GENEALOGY RESEARCH HINTS

 Courtesy of the Canadian Society of Mayflower Descendants

 

1. CITE AND COPY YOUR SOURCES!!!!!

Whenever you find that elusive piece of data, whether you open a book, look up a record in a record office, or look at a reel of microfilm - PHOTO-COPY IT!! [When copying data from a book or microfilm, always include the title page.] How many of us have just hand copied data onto a piece of paper - without noting the source - years later wondering where the information came from? How many of us - years later - have suddenly decided how nice it would be to have a copy of the full record - just to find out the records have since been sealed, or the town hall burned down destroying all record of our ancestors? Do not transcribe the census record by hand - PHOTO-COPY IT!! Not only will you pat yourself on the back years later, but these copies of original records can be used to help document your Mayflower line - handwritten transcripts cannot.

 

 

2. LONG FORM NOT SHORT FORM!!!!!

Vital record offices charge an arm and a leg for birth, marriage & death certificates. Before you spend your hard earned money make sure you know which kind of form you are paying for.
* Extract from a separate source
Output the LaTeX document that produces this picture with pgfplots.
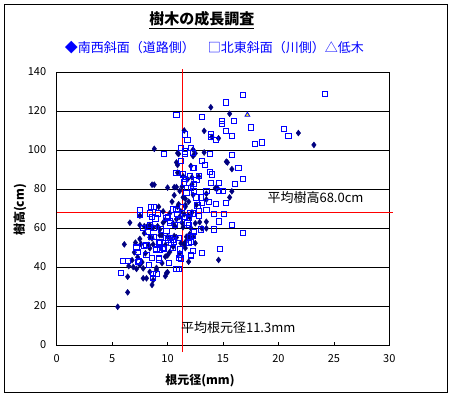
\documentclass[border=0pt]{standalone}
\usepackage{fontspec}
\setmainfont{Noto Sans CJK JP}
\usepackage{pgfplots}
\pgfplotsset{compat=1.18}
\definecolor{navyd}{HTML}{000080}
\definecolor{blueb}{HTML}{0000FF}
\definecolor{redl}{HTML}{FF0000}
\begin{document}
\begin{tikzpicture}[x=1pt,y=1pt]
\fill[white] (-56.7,-53) rectangle (396.3,345);
\draw[black, line width=0.9pt] (-52.2,-47.5) rectangle (390.8,340.5);
\begin{axis}[
  scale only axis, width=332.6pt, height=273pt,
  xmin=0, xmax=30, ymin=0, ymax=140,
  xtick={0,5,...,30}, ytick={0,20,...,140},
  ymajorgrids, grid style={black, line width=0.8pt},
  axis line style={black, line width=0.8pt},
  tick align=inside, xtick pos=bottom, ytick pos=left,
  major tick length=3pt,
  ytick style={draw=none},
  xtick style={black, line width=0.6pt},
  tick label style={font=\fontsize{11}{12}\selectfont},
  /pgf/number format/assume math mode=true,
  xticklabel style={yshift=-6pt},
  yticklabel style={xshift=-7pt},
  clip=false,
]
% 南西斜面（道路側）
\addplot[only marks, mark=diamond*, mark size=3pt, color=navyd, mark options={fill=navyd, draw=navyd}] table {
x y
13.9 121.9
15.6 118.6
11.5 110.0
13.3 109.8
14.6 106.0
14.0 106.7
21.8 108.7
23.2 102.6
8.8 100.6
11.0 98.0
10.9 98.4
12.3 100.2
12.5 98.3
12.3 96.9
13.3 98.7
15.3 94.0
15.4 93.6
15.8 90.2
10.8 93.6
10.9 92.3
12.1 91.8
10.9 88.4
11.4 86.5
11.8 85.0
12.2 86.0
12.8 86.4
8.6 82.2
8.8 82.2
10.0 80.7
10.6 80.9
10.8 81.0
11.3 81.2
12.2 82.4
14.3 80.5
14.5 80.4
15.8 78.8
15.6 75.7
10.6 76.8
11.1 79.0
11.4 75.7
11.6 75.0
13.5 77.6
13.5 74.6
11.6 71.8
11.0 72.2
10.9 70.9
11.6 70.9
9.2 70.9
12.6 71.8
11.9 66.2
12.0 65.5
7.5 66.3
6.6 62.7
7.5 61.5
7.9 60.9
8.1 60.5
8.4 61.5
8.7 60.2
9.1 60.9
9.3 59.3
9.6 62.7
9.8 64.1
10.5 62.4
10.7 60.7
11.1 65.8
11.3 62.7
11.4 60.4
12.1 60.0
12.5 62.4
13.1 59.8
13.5 59.8
12.9 63.0
13.5 63.2
12.0 56.9
11.9 55.2
9.3 56.3
9.5 56.3
10.0 55.5
10.2 55.0
10.6 55.9
10.8 55.2
7.5 54.4
7.9 57.3
8.4 55.2
6.1 51.6
7.1 52.5
7.6 51.8
8.3 51.3
8.7 51.6
9.8 51.3
10.5 50.4
11.2 52.2
11.5 51.6
12.5 52.2
11.6 52.8
11.6 49.7
12.3 55.5
8.6 54.7
8.4 49.6
7.0 47.5
7.3 45.0
6.8 43.5
7.7 42.5
9.8 45.3
10.0 46.0
10.2 47.7
11.1 47.0
6.5 40.5
6.9 40.0
7.2 39.0
7.5 41.0
7.8 39.3
8.4 37.5
9.0 39.5
9.0 38.5
9.9 36.9
9.8 35.3
10.0 37.3
6.4 35.0
7.8 34.2
8.1 34.2
8.7 33.3
8.6 30.8
6.4 27.0
5.5 19.6
11.9 42.7
14.6 43.6
11.7 55.5
8.0 47.0
9.5 42.0
12.2 68.0
10.2 67.5
9.6 68.5
10.4 73.5
12.3 77.0
11.9 73.5
11.2 68.5
11.5 67.0
10.8 64.5
};
% 北東斜面（川側）
\addplot[only marks, mark=square, mark size=2.6pt, color=blueb, mark options={line width=0.9pt}] table {
x y
16.8 128.3
24.2 128.7
15.3 124.4
10.8 118.1
13.1 116.8
14.9 115.0
14.9 113.3
16.0 114.9
17.5 111.6
15.3 109.9
15.8 107.2
20.5 110.9
20.9 107.0
17.9 102.9
18.5 103.9
11.6 108.0
13.9 108.0
11.8 105.1
14.4 105.1
13.9 106.5
11.2 101.0
12.1 101.2
9.7 97.9
11.6 99.3
11.6 97.9
12.3 98.5
13.8 97.9
15.8 97.3
13.1 94.2
13.4 92.2
11.2 94.4
12.4 90.6
16.4 90.6
10.8 88.2
12.3 90.8
13.8 88.6
11.4 87.5
14.0 87.5
12.0 86.8
12.8 86.5
16.8 85.0
11.6 85.1
12.6 84.6
11.5 83.4
11.8 80.7
12.4 82.7
13.9 82.9
14.6 83.0
16.1 82.4
12.1 80.7
12.4 78.8
14.6 78.8
15.0 78.8
13.5 79.0
11.7 78.1
12.6 75.7
13.0 75.7
13.7 73.3
15.3 73.0
12.7 71.6
13.1 72.8
14.4 72.2
7.5 69.2
8.5 70.9
8.8 70.9
8.4 67.5
8.6 65.5
9.1 67.5
10.0 65.8
10.2 63.7
10.2 62.4
10.8 69.2
10.9 67.2
12.0 67.5
12.8 68.9
12.8 66.3
13.5 69.1
14.2 67.0
15.1 67.0
14.6 63.4
15.8 61.7
16.8 57.4
13.0 59.3
14.2 59.3
12.1 52.8
14.7 49.4
8.4 61.7
8.8 60.2
7.8 60.0
8.2 57.9
7.2 50.4
7.9 50.8
9.4 59.3
9.9 58.5
10.0 53.8
10.3 52.3
10.5 54.0
10.7 61.7
9.0 49.4
12.0 55.5
11.9 52.5
7.5 66.8
12.4 57.8
12.3 55.9
13.1 47.0
12.1 46.2
11.1 46.2
11.2 44.4
11.1 49.1
10.1 42.2
9.2 43.9
8.3 41.0
7.3 42.6
6.0 42.9
6.4 42.9
5.8 37.1
8.7 36.4
9.0 36.4
8.7 34.2
10.8 39.0
11.0 39.0
8.5 55.5
8.8 55.5
7.2 49.9
7.3 47.8
8.1 51.3
9.7 49.2
9.3 48.7
9.9 54.7
10.6 52.8
9.2 52.2
8.9 64.9
9.9 65.0
11.6 65.8
11.9 61.5
9.3 53.0
10.2 54.7
11.0 54.7
10.5 49.6
11.0 44.5
9.2 44.5
9.6 49.6
8.1 46.2
8.6 44.5
9.0 48.7
12.3 48.2
12.1 45.8
7.4 43.1
12.3 67.5
11.9 65.0
11.8 62.5
10.5 69.5
11.3 70.5
11.0 64.0
};
% 低木
\addplot[only marks, mark=triangle*, mark size=2.8pt, mark options={fill=yellow, draw=blueb, line width=0.8pt}] coordinates {(17.2,118.0)};
% 平均線
\addplot[redl, line width=0.9pt] coordinates {(11.3,-3.6) (11.3,141.5)};
\addplot[redl, line width=0.9pt] coordinates {(0,68) (30.3,68)};
\node[anchor=west, font=\fontsize{13}{14}\selectfont, inner sep=0pt] at (axis cs:19.0,75.4) {平均樹高68.0cm};
\node[anchor=west, font=\fontsize{13}{14}\selectfont, inner sep=0pt] at (axis cs:11.2,8.7) {平均根元径11.3mm};
\end{axis}
\node[font=\bfseries\fontsize{15}{16}\selectfont] at (145.3,325) {\underline{樹木の成長調査}};
\node[font=\fontsize{13}{14}\selectfont, text=blueb] at (157.8,297) {◆南西斜面（道路側）　□北東斜面（川側）△低木};
\node[font=\bfseries\fontsize{12}{13}\selectfont, rotate=90] at (-36.7,135) {樹高(cm)};
\node[font=\bfseries\fontsize{12}{13}\selectfont] at (143.3,-36) {根元径(mm)};
\end{tikzpicture}
\end{document}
Case in point: Great-Grandma died in Sydney, N.S. 10 June 1958. You send your $25 to obtain a death certificate - praying that her parents will be named because you can’t find her birth record. Your $25 gets you a piece of paper with: "Great-Grandma died in Sydney, N.S., 10 June 1958". If you had specified that you required a long form death record, you might have received a record which also named her parents. Always ask for the long form for genealogical purposes - you never know what extra "goodies" will be on it!

 

 

3. DATA IS ONLY AS GOOD AS ITS SOURCE

Don’t believe everything you read. Consider where the data came from. If Aunt Mary sends you ten generations of your family tree, with no documentation or sources, don’t smile smugly and assume your family tree is now complete. Set out to find the sources yourself so that you will know for sure that each branch does indeed belong on your tree. The same applies to the "information highway" - the internet. Sites on family research are springing up at an amazing pace, but don’t assume just because it has been printed on the net that the information is infallible. Undocumented data can be a great starting point - but don’t invite it into your family until you’ve proved it.